▶ Requirement: Copy each line of the data below exactly, leaving out pictures.

>> START

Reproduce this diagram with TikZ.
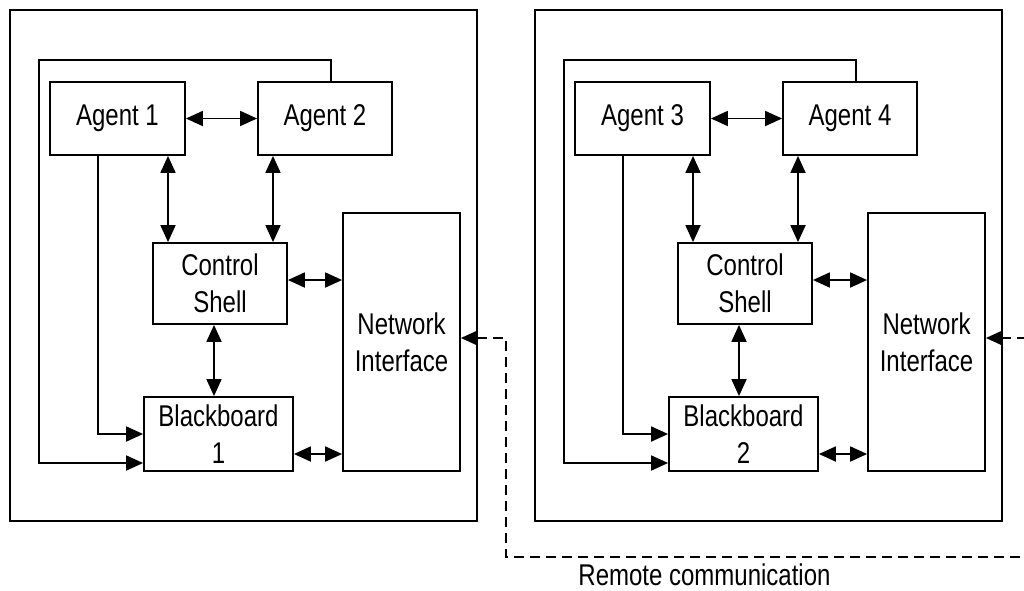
\documentclass[tikz,border=0pt]{standalone}
\usepackage{fontspec}
\setmainfont{Liberation Sans}[FakeStretch=0.8]
\usetikzlibrary{arrows.meta}
\begin{document}
\begin{tikzpicture}[x=1pt,y=-1pt,
  txt/.style={font=\fontsize{30}{37}\selectfont},
  box/.style={draw,line width=1.8pt,inner sep=0pt,align=center,txt},
  link/.style={line width=1.8pt},
  dbl/.style={link,{Triangle[length=17pt,width=15pt]}-{Triangle[length=17pt,width=15pt]}},
  one/.style={link,-{Triangle[length=17pt,width=15pt]}},
  remote/.style={dash pattern=on 10pt off 6pt}]
\useasboundingbox (0,0) rectangle (1024,590);
\clip (0,0) rectangle (1024,590);
\foreach \s/\dx/\a/\b/\n in {L/0/1/2/1, R/525/3/4/2}{
 \begin{scope}[xshift=\dx]
  \node[box,minimum width=467,minimum height=511] (S\s) at (243.5,265.5) {};
  \node[box,minimum width=135,minimum height=73] (A\s) at (117.5,118.5) {Agent \a};
  \node[box,minimum width=134,minimum height=73] (B\s) at (325,118.5) {Agent \b};
  \node[box,minimum width=134,minimum height=81] (C\s) at (220,283.5) {Control\\Shell};
  \node[box,minimum width=117,minimum height=258] (N\s) at (401.5,342) {Network\\Interface};
  \node[box,minimum width=149,minimum height=74] (K\s) at (218.5,434) {Blackboard\\\n};
  \coordinate (v1\s) at (168,0);
  \coordinate (v2\s) at (273,0);
  \coordinate (v3\s) at (214,0);
  \coordinate (h1\s) at (0,280);
  \coordinate (h2\s) at (0,454);
  \coordinate (p1\s) at (98,434);
  \coordinate (q1\s) at (331,60);
  \coordinate (q2\s) at (39,60);
  \coordinate (q3\s) at (39,463);
  \draw[dbl] (A\s) -- (B\s);
  \draw[dbl] (A\s.south -| v1\s) -- (C\s.north -| v1\s);
  \draw[dbl] (B\s.south -| v2\s) -- (C\s.north -| v2\s);
  \draw[dbl] (C\s.east |- h1\s) -- (N\s.west |- h1\s);
  \draw[dbl] (C\s.south -| v3\s) -- (K\s.north -| v3\s);
  \draw[dbl] (K\s.east |- h2\s) -- (N\s.west |- h2\s);
  \draw[one] (A\s.south -| p1\s) |- (K\s.west |- p1\s);
  \draw[one] (B\s.north -| q1\s) -- (q1\s) -- (q2\s) -- (q3\s) -- (K\s.west |- q3\s);
 \end{scope}
}
\coordinate (d1) at (506,338);
\coordinate (d2) at (506,557);
\coordinate (d3) at (1045,557);
\coordinate (d4) at (1045,338);
\draw[dbl,remote] (NL.east |- d1) -- (d1) -- (d2) -- (d3) -- (d4) -- (NR.east |- d4);
\node[txt,anchor=base,inner sep=0pt] (rc) at (704.5,585) {Remote communication};
\end{tikzpicture}
\end{document}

>> END

▶ Result of the task:
Reproduce this diagram with TikZ.
\documentclass[tikz,border=0pt]{standalone}
\usepackage{fontspec}
\setmainfont{Liberation Sans}[FakeStretch=0.8]
\usetikzlibrary{arrows.meta}
\begin{document}
\begin{tikzpicture}[x=1pt,y=-1pt,
  txt/.style={font=\fontsize{30}{37}\selectfont},
  box/.style={draw,line width=1.8pt,inner sep=0pt,align=center,txt},
  link/.style={line width=1.8pt},
  dbl/.style={link,{Triangle[length=17pt,width=15pt]}-{Triangle[length=17pt,width=15pt]}},
  one/.style={link,-{Triangle[length=17pt,width=15pt]}},
  remote/.style={dash pattern=on 10pt off 6pt}]
\useasboundingbox (0,0) rectangle (1024,590);
\clip (0,0) rectangle (1024,590);
\foreach \s/\dx/\a/\b/\n in {L/0/1/2/1, R/525/3/4/2}{
 \begin{scope}[xshift=\dx]
  \node[box,minimum width=467,minimum height=511] (S\s) at (243.5,265.5) {};
  \node[box,minimum width=135,minimum height=73] (A\s) at (117.5,118.5) {Agent \a};
  \node[box,minimum width=134,minimum height=73] (B\s) at (325,118.5) {Agent \b};
  \node[box,minimum width=134,minimum height=81] (C\s) at (220,283.5) {Control\\Shell};
  \node[box,minimum width=117,minimum height=258] (N\s) at (401.5,342) {Network\\Interface};
  \node[box,minimum width=149,minimum height=74] (K\s) at (218.5,434) {Blackboard\\\n};
  \coordinate (v1\s) at (168,0);
  \coordinate (v2\s) at (273,0);
  \coordinate (v3\s) at (214,0);
  \coordinate (h1\s) at (0,280);
  \coordinate (h2\s) at (0,454);
  \coordinate (p1\s) at (98,434);
  \coordinate (q1\s) at (331,60);
  \coordinate (q2\s) at (39,60);
  \coordinate (q3\s) at (39,463);
  \draw[dbl] (A\s) -- (B\s);
  \draw[dbl] (A\s.south -| v1\s) -- (C\s.north -| v1\s);
  \draw[dbl] (B\s.south -| v2\s) -- (C\s.north -| v2\s);
  \draw[dbl] (C\s.east |- h1\s) -- (N\s.west |- h1\s);
  \draw[dbl] (C\s.south -| v3\s) -- (K\s.north -| v3\s);
  \draw[dbl] (K\s.east |- h2\s) -- (N\s.west |- h2\s);
  \draw[one] (A\s.south -| p1\s) |- (K\s.west |- p1\s);
  \draw[one] (B\s.north -| q1\s) -- (q1\s) -- (q2\s) -- (q3\s) -- (K\s.west |- q3\s);
 \end{scope}
}
\coordinate (d1) at (506,338);
\coordinate (d2) at (506,557);
\coordinate (d3) at (1045,557);
\coordinate (d4) at (1045,338);
\draw[dbl,remote] (NL.east |- d1) -- (d1) -- (d2) -- (d3) -- (d4) -- (NR.east |- d4);
\node[txt,anchor=base,inner sep=0pt] (rc) at (704.5,585) {Remote communication};
\end{tikzpicture}
\end{document}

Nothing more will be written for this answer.